Total retail sales increased 0.6% to $421.1 billion, ahead of the 0.4% increase that economists expected.
Excluding automobiles, gasoline and building materials from the mix, the so-called core retail sales increased 0.3% after a 0.2% rise in April. In its interpretation of the figures, the National Retail Federation (NRF) said May retail sales (excluding autos, gas stations and restaurants) increased 0.6% seasonally adjusted from April and increased “a strong 4.8% unadjusted year over year.
“Stronger employment data and increasing home and equity prices lifted confidence and spending this spring,” NRF Chief Economist Jack Kleinhenz said. “The economy is improving, albeit slowly, but we still have a long way to go. Stagnant salaries continue to constrain further economic acceleration. While sequester and tax increases dampened sales growth in the first quarter, it appears that the economy absorbed most of the blow.”
“The consumer seems to be faring very well,” said Brian Jones, senior U.S. economist in at Societe Generale, who correctly forecast the gain in sales. “The labor market is getting better. People realize that the employment situation has improved so they feel better and are probably willing to go out and spend money.”
Comparable store sales for May (excluding drug stores) rose 5.6%, according to Thomson Reuters, which had predicted only a 4.7% rise.
Clothing, Accessories Sales Falter However
“The 5.6% [same-store sales] result is the strongest showing since November 2012 when the index was 6.9%,” Thomson analyst Gregory Harrison wrote in a June 6 note. “Improved weather played an important part in boosting May retail numbers. Moreover, retailers benefited from improved mall traffic and sales promotions that drew more shoppers to spend.”
L Brands Inc.’s sales were up 3%. Gap Inc., the largest U.S. specialty apparel retailer, reported last week a 7% increase in May sales compared with the same month in 2012, almost double the 3.7% gain projected by analysts on average.
Economists said that the low interest rates held down by the Federal Reserve’s monetary stimulus have helped car sales in the face of higher taxes and limited income growth. Higher stocks and home prices are helping confidence and driving sales at many retailers.

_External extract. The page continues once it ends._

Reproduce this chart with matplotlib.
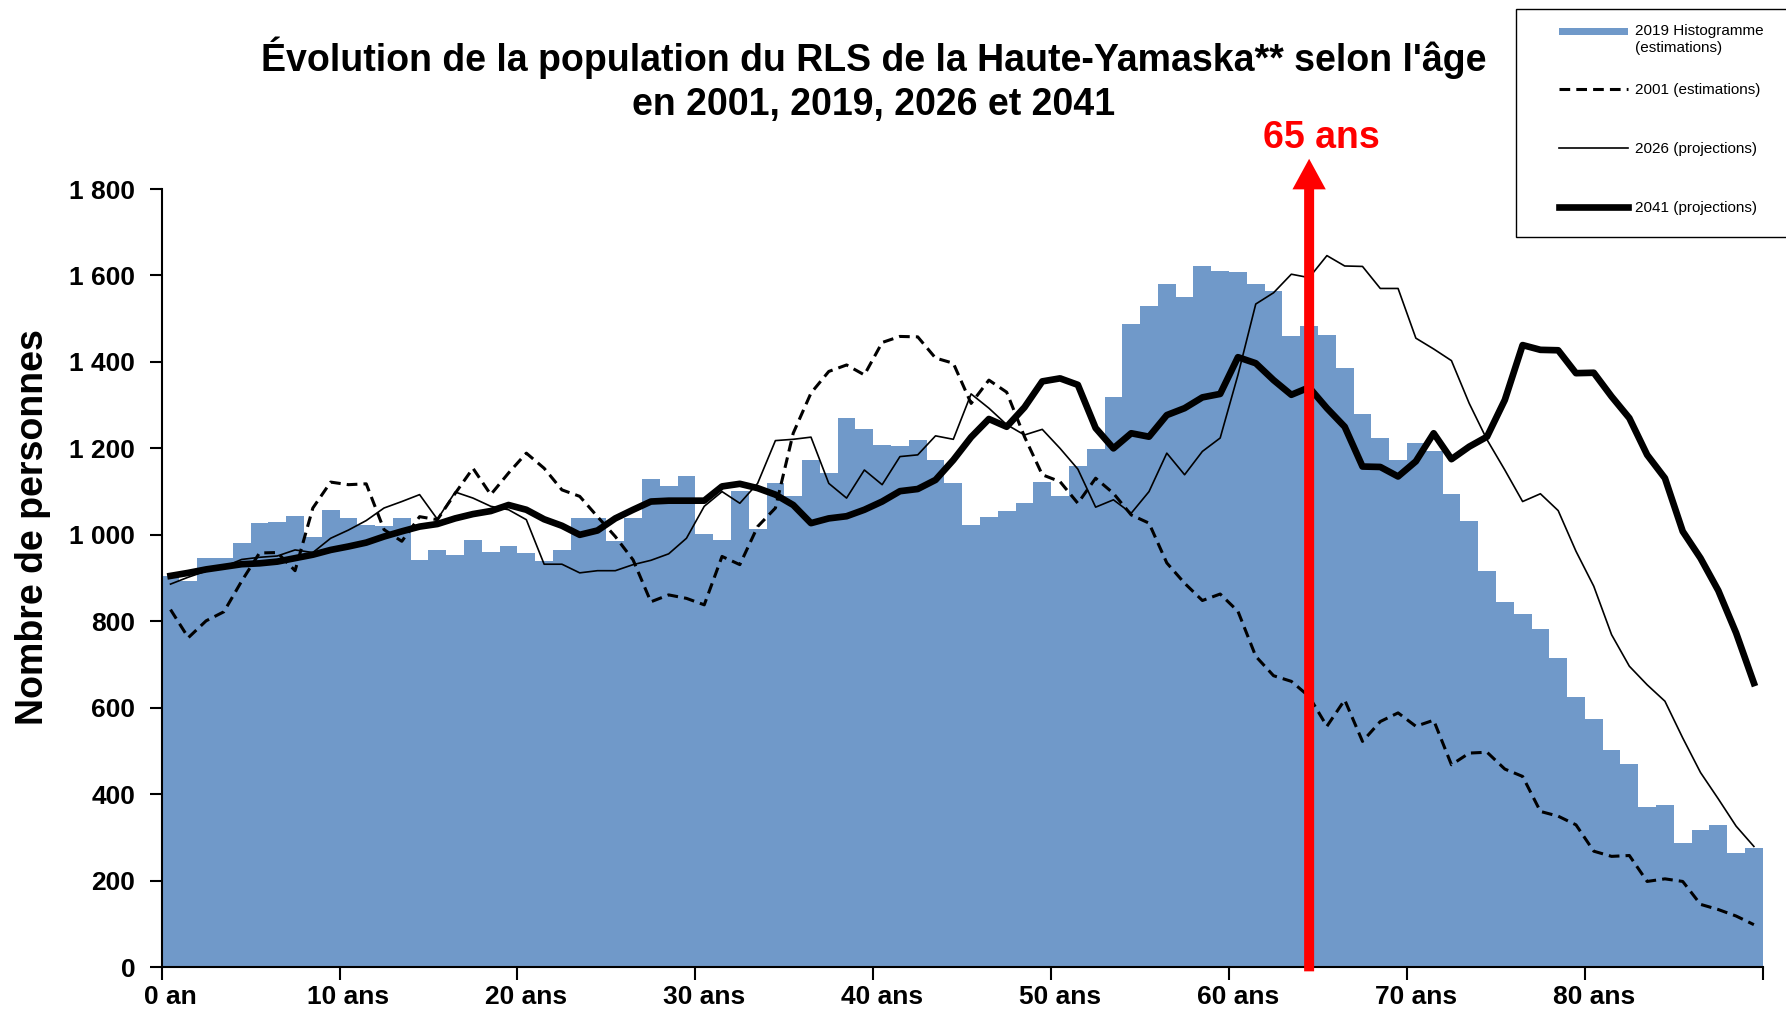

In May, eight of the 13 major categories tracked by the Commerce Department showed gains, the biggest being in automobiles. One of the categories showing a decline was in clothing and clothing accessories stores’ sales which fell 0.2% seasonally-adjusted from April, yet increased 4.8% unadjusted compared to May 2012.
General merchandise stores’ sales increased 0.5% seasonally-adjusted month-to-month and increased 2.3% unadjusted year-over-year. Department store posted a 02% decline seasonally adjusted from April and a 3.9% decline compared to May 2012. Nonstore retailers, which include online sales, rose 0.7% from April and were up 11.3% compared to May of last year.
These figures are scrutinized especially by economists since consumer spending is the major engine of the U.S. economic growth and retail sales indicate how confident Americans are about the economy to increase spending. Over the last year, retail sales have risen a “solid but unspectacular” 4.3%.